Copy out the whole listing exactly as written, leaving the pictures behind.
━━━ Collected data
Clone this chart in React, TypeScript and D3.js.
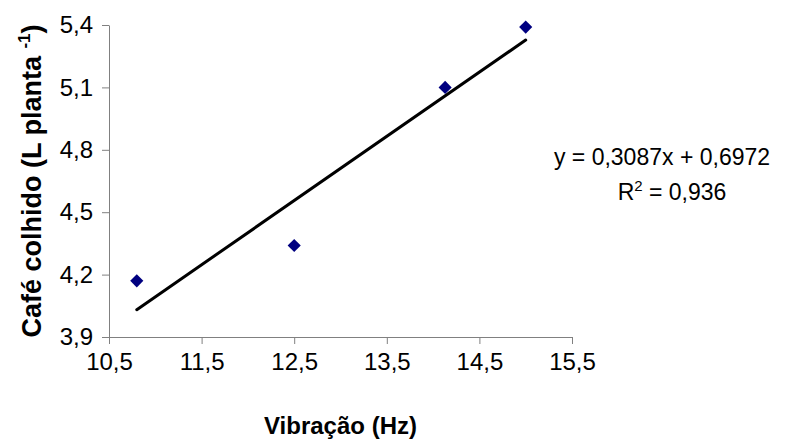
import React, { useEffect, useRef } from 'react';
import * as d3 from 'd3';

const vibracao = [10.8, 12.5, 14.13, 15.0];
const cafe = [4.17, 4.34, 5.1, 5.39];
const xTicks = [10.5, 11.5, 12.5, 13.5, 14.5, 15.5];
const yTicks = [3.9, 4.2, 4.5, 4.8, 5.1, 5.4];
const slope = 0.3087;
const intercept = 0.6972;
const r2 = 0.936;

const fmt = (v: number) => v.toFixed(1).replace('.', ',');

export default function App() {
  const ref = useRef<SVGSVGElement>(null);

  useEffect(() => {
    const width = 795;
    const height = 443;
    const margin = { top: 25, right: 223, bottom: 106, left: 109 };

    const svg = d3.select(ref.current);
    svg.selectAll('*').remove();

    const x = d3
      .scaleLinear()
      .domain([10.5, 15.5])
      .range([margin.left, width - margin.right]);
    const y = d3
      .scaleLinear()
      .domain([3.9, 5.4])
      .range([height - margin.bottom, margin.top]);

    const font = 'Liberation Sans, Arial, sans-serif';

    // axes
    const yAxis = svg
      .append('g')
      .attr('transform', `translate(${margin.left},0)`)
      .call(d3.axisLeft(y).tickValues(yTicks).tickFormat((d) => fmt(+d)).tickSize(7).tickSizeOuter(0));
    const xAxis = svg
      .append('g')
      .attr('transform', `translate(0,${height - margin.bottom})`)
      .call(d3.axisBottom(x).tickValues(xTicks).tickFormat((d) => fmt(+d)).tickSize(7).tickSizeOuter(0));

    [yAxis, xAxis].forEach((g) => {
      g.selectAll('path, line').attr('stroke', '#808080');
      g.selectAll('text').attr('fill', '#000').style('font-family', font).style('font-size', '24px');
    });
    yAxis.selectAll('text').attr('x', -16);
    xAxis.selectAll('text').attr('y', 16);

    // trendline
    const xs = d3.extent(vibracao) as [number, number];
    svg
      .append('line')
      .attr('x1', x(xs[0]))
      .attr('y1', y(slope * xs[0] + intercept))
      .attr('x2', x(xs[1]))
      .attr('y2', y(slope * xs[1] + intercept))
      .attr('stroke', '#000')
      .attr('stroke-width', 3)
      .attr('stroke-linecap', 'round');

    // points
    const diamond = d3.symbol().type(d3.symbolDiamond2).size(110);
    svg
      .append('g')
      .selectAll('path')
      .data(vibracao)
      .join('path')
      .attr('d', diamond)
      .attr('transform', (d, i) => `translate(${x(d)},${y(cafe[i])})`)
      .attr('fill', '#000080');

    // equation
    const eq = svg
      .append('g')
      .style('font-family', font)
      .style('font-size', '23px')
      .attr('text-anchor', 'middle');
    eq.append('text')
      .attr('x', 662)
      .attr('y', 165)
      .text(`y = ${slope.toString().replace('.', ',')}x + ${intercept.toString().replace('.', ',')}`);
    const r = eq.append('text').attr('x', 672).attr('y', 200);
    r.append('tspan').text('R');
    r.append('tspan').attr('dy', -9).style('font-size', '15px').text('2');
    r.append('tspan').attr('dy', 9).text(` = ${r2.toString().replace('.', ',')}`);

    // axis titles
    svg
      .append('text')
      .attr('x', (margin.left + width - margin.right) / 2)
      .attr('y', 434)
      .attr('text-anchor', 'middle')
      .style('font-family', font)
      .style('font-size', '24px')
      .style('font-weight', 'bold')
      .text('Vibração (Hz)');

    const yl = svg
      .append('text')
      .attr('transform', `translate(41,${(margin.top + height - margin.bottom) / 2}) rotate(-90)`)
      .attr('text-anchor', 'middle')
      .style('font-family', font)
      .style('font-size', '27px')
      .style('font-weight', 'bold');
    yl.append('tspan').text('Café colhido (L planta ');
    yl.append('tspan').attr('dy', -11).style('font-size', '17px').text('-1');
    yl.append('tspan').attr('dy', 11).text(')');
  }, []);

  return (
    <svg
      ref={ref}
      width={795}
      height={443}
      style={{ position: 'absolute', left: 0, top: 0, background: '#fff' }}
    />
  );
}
━━━━━━
Written reply -
Clone this chart in React, TypeScript and D3.js.
import React, { useEffect, useRef } from 'react';
import * as d3 from 'd3';

const vibracao = [10.8, 12.5, 14.13, 15.0];
const cafe = [4.17, 4.34, 5.1, 5.39];
const xTicks = [10.5, 11.5, 12.5, 13.5, 14.5, 15.5];
const yTicks = [3.9, 4.2, 4.5, 4.8, 5.1, 5.4];
const slope = 0.3087;
const intercept = 0.6972;
const r2 = 0.936;

const fmt = (v: number) => v.toFixed(1).replace('.', ',');

export default function App() {
  const ref = useRef<SVGSVGElement>(null);

  useEffect(() => {
    const width = 795;
    const height = 443;
    const margin = { top: 25, right: 223, bottom: 106, left: 109 };

    const svg = d3.select(ref.current);
    svg.selectAll('*').remove();

    const x = d3
      .scaleLinear()
      .domain([10.5, 15.5])
      .range([margin.left, width - margin.right]);
    const y = d3
      .scaleLinear()
      .domain([3.9, 5.4])
      .range([height - margin.bottom, margin.top]);

    const font = 'Liberation Sans, Arial, sans-serif';

    // axes
    const yAxis = svg
      .append('g')
      .attr('transform', `translate(${margin.left},0)`)
      .call(d3.axisLeft(y).tickValues(yTicks).tickFormat((d) => fmt(+d)).tickSize(7).tickSizeOuter(0));
    const xAxis = svg
      .append('g')
      .attr('transform', `translate(0,${height - margin.bottom})`)
      .call(d3.axisBottom(x).tickValues(xTicks).tickFormat((d) => fmt(+d)).tickSize(7).tickSizeOuter(0));

    [yAxis, xAxis].forEach((g) => {
      g.selectAll('path, line').attr('stroke', '#808080');
      g.selectAll('text').attr('fill', '#000').style('font-family', font).style('font-size', '24px');
    });
    yAxis.selectAll('text').attr('x', -16);
    xAxis.selectAll('text').attr('y', 16);

    // trendline
    const xs = d3.extent(vibracao) as [number, number];
    svg
      .append('line')
      .attr('x1', x(xs[0]))
      .attr('y1', y(slope * xs[0] + intercept))
      .attr('x2', x(xs[1]))
      .attr('y2', y(slope * xs[1] + intercept))
      .attr('stroke', '#000')
      .attr('stroke-width', 3)
      .attr('stroke-linecap', 'round');

    // points
    const diamond = d3.symbol().type(d3.symbolDiamond2).size(110);
    svg
      .append('g')
      .selectAll('path')
      .data(vibracao)
      .join('path')
      .attr('d', diamond)
      .attr('transform', (d, i) => `translate(${x(d)},${y(cafe[i])})`)
      .attr('fill', '#000080');

    // equation
    const eq = svg
      .append('g')
      .style('font-family', font)
      .style('font-size', '23px')
      .attr('text-anchor', 'middle');
    eq.append('text')
      .attr('x', 662)
      .attr('y', 165)
      .text(`y = ${slope.toString().replace('.', ',')}x + ${intercept.toString().replace('.', ',')}`);
    const r = eq.append('text').attr('x', 672).attr('y', 200);
    r.append('tspan').text('R');
    r.append('tspan').attr('dy', -9).style('font-size', '15px').text('2');
    r.append('tspan').attr('dy', 9).text(` = ${r2.toString().replace('.', ',')}`);

    // axis titles
    svg
      .append('text')
      .attr('x', (margin.left + width - margin.right) / 2)
      .attr('y', 434)
      .attr('text-anchor', 'middle')
      .style('font-family', font)
      .style('font-size', '24px')
      .style('font-weight', 'bold')
      .text('Vibração (Hz)');

    const yl = svg
      .append('text')
      .attr('transform', `translate(41,${(margin.top + height - margin.bottom) / 2}) rotate(-90)`)
      .attr('text-anchor', 'middle')
      .style('font-family', font)
      .style('font-size', '27px')
      .style('font-weight', 'bold');
    yl.append('tspan').text('Café colhido (L planta ');
    yl.append('tspan').attr('dy', -11).style('font-size', '17px').text('-1');
    yl.append('tspan').attr('dy', 11).text(')');
  }, []);

  return (
    <svg
      ref={ref}
      width={795}
      height={443}
      style={{ position: 'absolute', left: 0, top: 0, background: '#fff' }}
    />
  );
}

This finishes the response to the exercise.